= PROVIDED INFORMATION =

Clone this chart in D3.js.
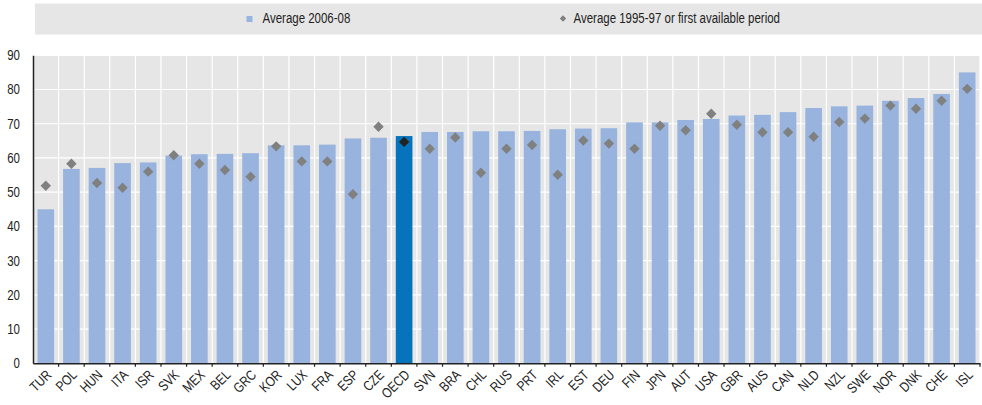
---
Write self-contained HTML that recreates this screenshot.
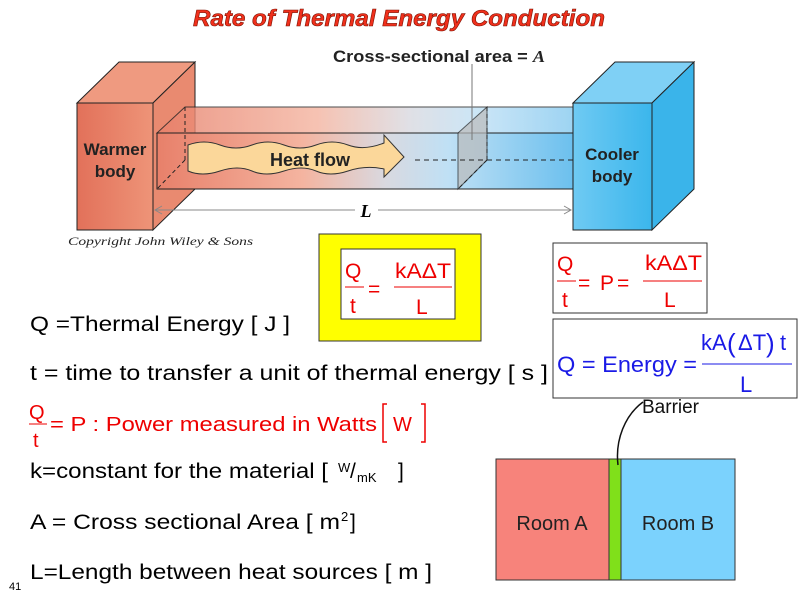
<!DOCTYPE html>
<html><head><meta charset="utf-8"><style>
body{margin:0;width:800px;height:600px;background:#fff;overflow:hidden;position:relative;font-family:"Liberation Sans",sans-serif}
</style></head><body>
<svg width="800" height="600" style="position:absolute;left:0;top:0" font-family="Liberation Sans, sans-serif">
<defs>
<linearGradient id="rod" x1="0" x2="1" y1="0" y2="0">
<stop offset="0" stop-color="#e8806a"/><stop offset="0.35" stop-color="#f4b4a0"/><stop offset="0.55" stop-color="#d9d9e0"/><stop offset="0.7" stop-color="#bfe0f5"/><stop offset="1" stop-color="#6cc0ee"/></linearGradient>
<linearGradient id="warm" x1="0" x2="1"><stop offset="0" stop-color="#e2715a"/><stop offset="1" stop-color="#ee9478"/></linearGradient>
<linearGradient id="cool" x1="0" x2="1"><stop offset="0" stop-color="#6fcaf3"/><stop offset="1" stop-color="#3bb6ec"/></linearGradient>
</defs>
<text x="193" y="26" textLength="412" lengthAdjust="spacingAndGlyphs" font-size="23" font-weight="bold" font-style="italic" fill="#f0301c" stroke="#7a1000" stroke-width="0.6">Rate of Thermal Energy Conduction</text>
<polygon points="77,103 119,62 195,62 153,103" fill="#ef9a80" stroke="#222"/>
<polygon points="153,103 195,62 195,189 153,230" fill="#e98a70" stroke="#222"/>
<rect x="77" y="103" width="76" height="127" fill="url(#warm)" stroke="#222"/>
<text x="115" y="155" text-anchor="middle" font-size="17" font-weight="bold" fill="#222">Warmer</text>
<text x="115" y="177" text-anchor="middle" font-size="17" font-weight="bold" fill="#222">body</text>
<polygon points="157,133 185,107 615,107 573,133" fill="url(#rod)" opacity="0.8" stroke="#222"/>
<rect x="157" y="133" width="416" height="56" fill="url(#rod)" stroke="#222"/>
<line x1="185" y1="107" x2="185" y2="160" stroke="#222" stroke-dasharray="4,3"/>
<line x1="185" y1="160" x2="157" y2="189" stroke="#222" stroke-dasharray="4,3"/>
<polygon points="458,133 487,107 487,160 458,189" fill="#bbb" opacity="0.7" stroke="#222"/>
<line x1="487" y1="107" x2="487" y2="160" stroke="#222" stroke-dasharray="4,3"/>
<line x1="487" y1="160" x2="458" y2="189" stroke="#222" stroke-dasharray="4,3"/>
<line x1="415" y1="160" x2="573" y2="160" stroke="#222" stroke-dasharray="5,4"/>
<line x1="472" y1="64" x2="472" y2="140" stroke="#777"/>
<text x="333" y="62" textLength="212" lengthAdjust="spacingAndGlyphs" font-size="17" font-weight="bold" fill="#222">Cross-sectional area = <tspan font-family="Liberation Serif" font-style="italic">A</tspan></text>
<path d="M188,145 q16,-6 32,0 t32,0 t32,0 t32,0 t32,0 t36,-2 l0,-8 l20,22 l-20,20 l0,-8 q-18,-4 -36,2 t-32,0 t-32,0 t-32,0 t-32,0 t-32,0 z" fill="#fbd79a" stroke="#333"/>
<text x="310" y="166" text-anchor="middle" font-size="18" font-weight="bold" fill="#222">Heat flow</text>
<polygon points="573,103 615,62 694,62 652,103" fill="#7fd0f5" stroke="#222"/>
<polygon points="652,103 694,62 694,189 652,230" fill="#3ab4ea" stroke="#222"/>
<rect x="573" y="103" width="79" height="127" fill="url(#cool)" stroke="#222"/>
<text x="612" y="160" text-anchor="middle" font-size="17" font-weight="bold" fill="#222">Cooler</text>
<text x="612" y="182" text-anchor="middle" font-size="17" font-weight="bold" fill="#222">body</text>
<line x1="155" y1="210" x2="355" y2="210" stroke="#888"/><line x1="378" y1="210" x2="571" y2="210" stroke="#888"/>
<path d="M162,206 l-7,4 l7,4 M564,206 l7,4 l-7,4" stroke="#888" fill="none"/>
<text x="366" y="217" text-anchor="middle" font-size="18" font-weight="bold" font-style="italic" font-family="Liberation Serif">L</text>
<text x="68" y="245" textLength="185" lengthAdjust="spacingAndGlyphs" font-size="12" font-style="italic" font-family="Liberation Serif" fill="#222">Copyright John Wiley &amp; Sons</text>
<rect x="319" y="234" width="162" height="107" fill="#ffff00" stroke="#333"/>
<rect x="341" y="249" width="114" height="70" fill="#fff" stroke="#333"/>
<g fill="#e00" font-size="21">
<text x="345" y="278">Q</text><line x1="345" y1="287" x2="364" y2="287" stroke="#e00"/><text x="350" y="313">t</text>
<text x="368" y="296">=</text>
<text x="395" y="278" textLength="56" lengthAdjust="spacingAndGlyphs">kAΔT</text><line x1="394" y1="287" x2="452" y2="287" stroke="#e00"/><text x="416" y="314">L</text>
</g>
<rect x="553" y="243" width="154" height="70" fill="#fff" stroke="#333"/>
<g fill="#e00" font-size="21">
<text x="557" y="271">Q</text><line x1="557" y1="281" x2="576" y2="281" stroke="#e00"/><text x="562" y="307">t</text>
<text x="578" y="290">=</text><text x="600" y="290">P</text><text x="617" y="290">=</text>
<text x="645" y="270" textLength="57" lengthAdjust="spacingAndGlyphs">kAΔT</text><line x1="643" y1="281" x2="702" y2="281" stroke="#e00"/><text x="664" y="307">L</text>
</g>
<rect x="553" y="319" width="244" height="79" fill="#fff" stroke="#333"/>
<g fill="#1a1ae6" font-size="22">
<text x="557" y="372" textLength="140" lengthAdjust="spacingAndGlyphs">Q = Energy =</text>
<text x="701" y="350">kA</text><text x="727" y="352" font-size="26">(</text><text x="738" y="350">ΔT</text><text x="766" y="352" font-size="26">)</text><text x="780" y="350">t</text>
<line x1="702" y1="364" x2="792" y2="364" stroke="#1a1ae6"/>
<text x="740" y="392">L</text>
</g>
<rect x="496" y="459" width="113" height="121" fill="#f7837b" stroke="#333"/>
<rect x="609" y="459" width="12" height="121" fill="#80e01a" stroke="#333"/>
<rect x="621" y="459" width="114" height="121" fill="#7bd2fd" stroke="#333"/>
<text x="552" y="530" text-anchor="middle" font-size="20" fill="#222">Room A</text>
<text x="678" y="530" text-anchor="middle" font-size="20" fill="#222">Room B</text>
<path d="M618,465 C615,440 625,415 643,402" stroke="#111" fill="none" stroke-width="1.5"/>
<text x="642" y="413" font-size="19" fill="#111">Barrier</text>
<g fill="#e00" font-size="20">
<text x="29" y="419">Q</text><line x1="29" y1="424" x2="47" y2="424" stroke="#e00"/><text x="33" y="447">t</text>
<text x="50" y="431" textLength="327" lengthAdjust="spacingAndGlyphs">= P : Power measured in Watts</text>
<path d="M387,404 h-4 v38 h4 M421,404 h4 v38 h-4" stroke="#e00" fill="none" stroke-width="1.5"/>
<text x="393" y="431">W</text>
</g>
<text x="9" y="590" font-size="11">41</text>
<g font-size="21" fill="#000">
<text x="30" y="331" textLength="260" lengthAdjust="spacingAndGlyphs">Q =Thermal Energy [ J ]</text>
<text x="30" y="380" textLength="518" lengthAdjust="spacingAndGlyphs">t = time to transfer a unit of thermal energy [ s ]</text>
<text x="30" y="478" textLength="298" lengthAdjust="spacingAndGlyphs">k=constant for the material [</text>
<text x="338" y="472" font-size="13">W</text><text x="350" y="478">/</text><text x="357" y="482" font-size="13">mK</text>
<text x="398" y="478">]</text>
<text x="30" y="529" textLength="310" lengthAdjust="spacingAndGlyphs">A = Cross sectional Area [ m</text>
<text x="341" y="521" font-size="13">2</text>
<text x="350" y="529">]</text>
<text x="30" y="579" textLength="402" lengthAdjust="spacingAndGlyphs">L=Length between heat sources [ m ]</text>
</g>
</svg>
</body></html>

= PROBLEM =
Answer only with how many lines in the records include "this".

= EXPECTED OUTPUT =
2